--- RECORDS SHOWN ---
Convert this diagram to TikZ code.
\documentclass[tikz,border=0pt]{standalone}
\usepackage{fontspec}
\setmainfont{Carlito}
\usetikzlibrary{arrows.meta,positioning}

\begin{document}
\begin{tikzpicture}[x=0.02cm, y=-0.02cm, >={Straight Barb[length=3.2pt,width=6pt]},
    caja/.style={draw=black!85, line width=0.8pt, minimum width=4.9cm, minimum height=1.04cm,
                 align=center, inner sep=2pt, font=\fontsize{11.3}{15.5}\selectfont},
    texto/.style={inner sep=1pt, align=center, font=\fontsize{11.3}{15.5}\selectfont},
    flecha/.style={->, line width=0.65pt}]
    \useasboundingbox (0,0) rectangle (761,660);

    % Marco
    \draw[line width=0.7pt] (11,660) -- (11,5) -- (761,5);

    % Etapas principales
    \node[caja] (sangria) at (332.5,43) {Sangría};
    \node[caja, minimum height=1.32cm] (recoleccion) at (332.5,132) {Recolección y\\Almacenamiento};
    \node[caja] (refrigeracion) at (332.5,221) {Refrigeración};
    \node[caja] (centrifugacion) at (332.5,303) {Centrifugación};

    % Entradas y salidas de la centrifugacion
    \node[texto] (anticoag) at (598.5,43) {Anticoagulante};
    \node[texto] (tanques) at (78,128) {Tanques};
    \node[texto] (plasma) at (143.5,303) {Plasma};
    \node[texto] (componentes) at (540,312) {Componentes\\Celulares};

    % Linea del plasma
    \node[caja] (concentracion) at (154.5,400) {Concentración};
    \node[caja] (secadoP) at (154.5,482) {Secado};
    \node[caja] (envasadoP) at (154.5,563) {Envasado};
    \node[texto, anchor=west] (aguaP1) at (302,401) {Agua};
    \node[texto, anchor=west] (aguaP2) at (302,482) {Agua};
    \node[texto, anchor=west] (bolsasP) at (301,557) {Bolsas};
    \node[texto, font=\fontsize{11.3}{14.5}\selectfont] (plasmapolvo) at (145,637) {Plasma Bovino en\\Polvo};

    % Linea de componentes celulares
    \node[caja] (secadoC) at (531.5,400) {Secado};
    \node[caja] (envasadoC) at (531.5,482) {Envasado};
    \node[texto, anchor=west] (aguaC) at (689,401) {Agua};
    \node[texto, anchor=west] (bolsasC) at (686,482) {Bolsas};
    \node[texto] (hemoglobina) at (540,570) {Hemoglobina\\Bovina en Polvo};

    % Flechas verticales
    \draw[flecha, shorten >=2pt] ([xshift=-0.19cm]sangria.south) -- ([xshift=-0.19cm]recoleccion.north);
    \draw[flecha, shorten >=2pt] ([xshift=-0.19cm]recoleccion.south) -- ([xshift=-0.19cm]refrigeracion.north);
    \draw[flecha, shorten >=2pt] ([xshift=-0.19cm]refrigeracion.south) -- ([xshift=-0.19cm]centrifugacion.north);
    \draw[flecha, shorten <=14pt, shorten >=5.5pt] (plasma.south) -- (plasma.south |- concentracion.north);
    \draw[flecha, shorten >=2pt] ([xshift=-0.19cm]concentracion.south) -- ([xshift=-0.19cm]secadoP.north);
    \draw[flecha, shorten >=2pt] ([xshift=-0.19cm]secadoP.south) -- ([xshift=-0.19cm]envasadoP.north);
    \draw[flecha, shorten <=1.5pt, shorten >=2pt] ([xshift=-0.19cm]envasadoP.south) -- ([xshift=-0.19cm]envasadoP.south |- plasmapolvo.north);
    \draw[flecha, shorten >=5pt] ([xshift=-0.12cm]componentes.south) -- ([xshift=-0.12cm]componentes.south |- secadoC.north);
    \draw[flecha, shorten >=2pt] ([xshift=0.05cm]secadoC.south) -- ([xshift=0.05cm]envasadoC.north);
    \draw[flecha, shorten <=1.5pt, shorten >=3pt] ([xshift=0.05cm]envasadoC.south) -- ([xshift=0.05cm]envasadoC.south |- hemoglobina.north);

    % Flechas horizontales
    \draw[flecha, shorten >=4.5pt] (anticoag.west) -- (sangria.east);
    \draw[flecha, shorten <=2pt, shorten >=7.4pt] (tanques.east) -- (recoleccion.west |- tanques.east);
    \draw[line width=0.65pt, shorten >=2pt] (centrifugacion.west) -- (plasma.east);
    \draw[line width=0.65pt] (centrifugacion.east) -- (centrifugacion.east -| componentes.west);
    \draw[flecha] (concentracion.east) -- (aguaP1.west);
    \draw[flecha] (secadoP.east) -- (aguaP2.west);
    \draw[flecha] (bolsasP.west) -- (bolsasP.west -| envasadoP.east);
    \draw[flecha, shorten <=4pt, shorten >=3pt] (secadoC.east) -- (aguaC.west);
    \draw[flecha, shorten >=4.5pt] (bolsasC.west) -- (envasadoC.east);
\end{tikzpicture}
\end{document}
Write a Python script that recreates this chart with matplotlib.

--- INSTRUCTIONS FOR THE TASK ---
Extract all lines as given.

--- SOLUTION TO THIS PROBLEM ---
Convert this diagram to TikZ code.
\documentclass[tikz,border=0pt]{standalone}
\usepackage{fontspec}
\setmainfont{Carlito}
\usetikzlibrary{arrows.meta,positioning}

\begin{document}
\begin{tikzpicture}[x=0.02cm, y=-0.02cm, >={Straight Barb[length=3.2pt,width=6pt]},
    caja/.style={draw=black!85, line width=0.8pt, minimum width=4.9cm, minimum height=1.04cm,
                 align=center, inner sep=2pt, font=\fontsize{11.3}{15.5}\selectfont},
    texto/.style={inner sep=1pt, align=center, font=\fontsize{11.3}{15.5}\selectfont},
    flecha/.style={->, line width=0.65pt}]
    \useasboundingbox (0,0) rectangle (761,660);

    % Marco
    \draw[line width=0.7pt] (11,660) -- (11,5) -- (761,5);

    % Etapas principales
    \node[caja] (sangria) at (332.5,43) {Sangría};
    \node[caja, minimum height=1.32cm] (recoleccion) at (332.5,132) {Recolección y\\Almacenamiento};
    \node[caja] (refrigeracion) at (332.5,221) {Refrigeración};
    \node[caja] (centrifugacion) at (332.5,303) {Centrifugación};

    % Entradas y salidas de la centrifugacion
    \node[texto] (anticoag) at (598.5,43) {Anticoagulante};
    \node[texto] (tanques) at (78,128) {Tanques};
    \node[texto] (plasma) at (143.5,303) {Plasma};
    \node[texto] (componentes) at (540,312) {Componentes\\Celulares};

    % Linea del plasma
    \node[caja] (concentracion) at (154.5,400) {Concentración};
    \node[caja] (secadoP) at (154.5,482) {Secado};
    \node[caja] (envasadoP) at (154.5,563) {Envasado};
    \node[texto, anchor=west] (aguaP1) at (302,401) {Agua};
    \node[texto, anchor=west] (aguaP2) at (302,482) {Agua};
    \node[texto, anchor=west] (bolsasP) at (301,557) {Bolsas};
    \node[texto, font=\fontsize{11.3}{14.5}\selectfont] (plasmapolvo) at (145,637) {Plasma Bovino en\\Polvo};

    % Linea de componentes celulares
    \node[caja] (secadoC) at (531.5,400) {Secado};
    \node[caja] (envasadoC) at (531.5,482) {Envasado};
    \node[texto, anchor=west] (aguaC) at (689,401) {Agua};
    \node[texto, anchor=west] (bolsasC) at (686,482) {Bolsas};
    \node[texto] (hemoglobina) at (540,570) {Hemoglobina\\Bovina en Polvo};

    % Flechas verticales
    \draw[flecha, shorten >=2pt] ([xshift=-0.19cm]sangria.south) -- ([xshift=-0.19cm]recoleccion.north);
    \draw[flecha, shorten >=2pt] ([xshift=-0.19cm]recoleccion.south) -- ([xshift=-0.19cm]refrigeracion.north);
    \draw[flecha, shorten >=2pt] ([xshift=-0.19cm]refrigeracion.south) -- ([xshift=-0.19cm]centrifugacion.north);
    \draw[flecha, shorten <=14pt, shorten >=5.5pt] (plasma.south) -- (plasma.south |- concentracion.north);
    \draw[flecha, shorten >=2pt] ([xshift=-0.19cm]concentracion.south) -- ([xshift=-0.19cm]secadoP.north);
    \draw[flecha, shorten >=2pt] ([xshift=-0.19cm]secadoP.south) -- ([xshift=-0.19cm]envasadoP.north);
    \draw[flecha, shorten <=1.5pt, shorten >=2pt] ([xshift=-0.19cm]envasadoP.south) -- ([xshift=-0.19cm]envasadoP.south |- plasmapolvo.north);
    \draw[flecha, shorten >=5pt] ([xshift=-0.12cm]componentes.south) -- ([xshift=-0.12cm]componentes.south |- secadoC.north);
    \draw[flecha, shorten >=2pt] ([xshift=0.05cm]secadoC.south) -- ([xshift=0.05cm]envasadoC.north);
    \draw[flecha, shorten <=1.5pt, shorten >=3pt] ([xshift=0.05cm]envasadoC.south) -- ([xshift=0.05cm]envasadoC.south |- hemoglobina.north);

    % Flechas horizontales
    \draw[flecha, shorten >=4.5pt] (anticoag.west) -- (sangria.east);
    \draw[flecha, shorten <=2pt, shorten >=7.4pt] (tanques.east) -- (recoleccion.west |- tanques.east);
    \draw[line width=0.65pt, shorten >=2pt] (centrifugacion.west) -- (plasma.east);
    \draw[line width=0.65pt] (centrifugacion.east) -- (centrifugacion.east -| componentes.west);
    \draw[flecha] (concentracion.east) -- (aguaP1.west);
    \draw[flecha] (secadoP.east) -- (aguaP2.west);
    \draw[flecha] (bolsasP.west) -- (bolsasP.west -| envasadoP.east);
    \draw[flecha, shorten <=4pt, shorten >=3pt] (secadoC.east) -- (aguaC.west);
    \draw[flecha, shorten >=4.5pt] (bolsasC.west) -- (envasadoC.east);
\end{tikzpicture}
\end{document}
Write a Python script that recreates this chart with matplotlib.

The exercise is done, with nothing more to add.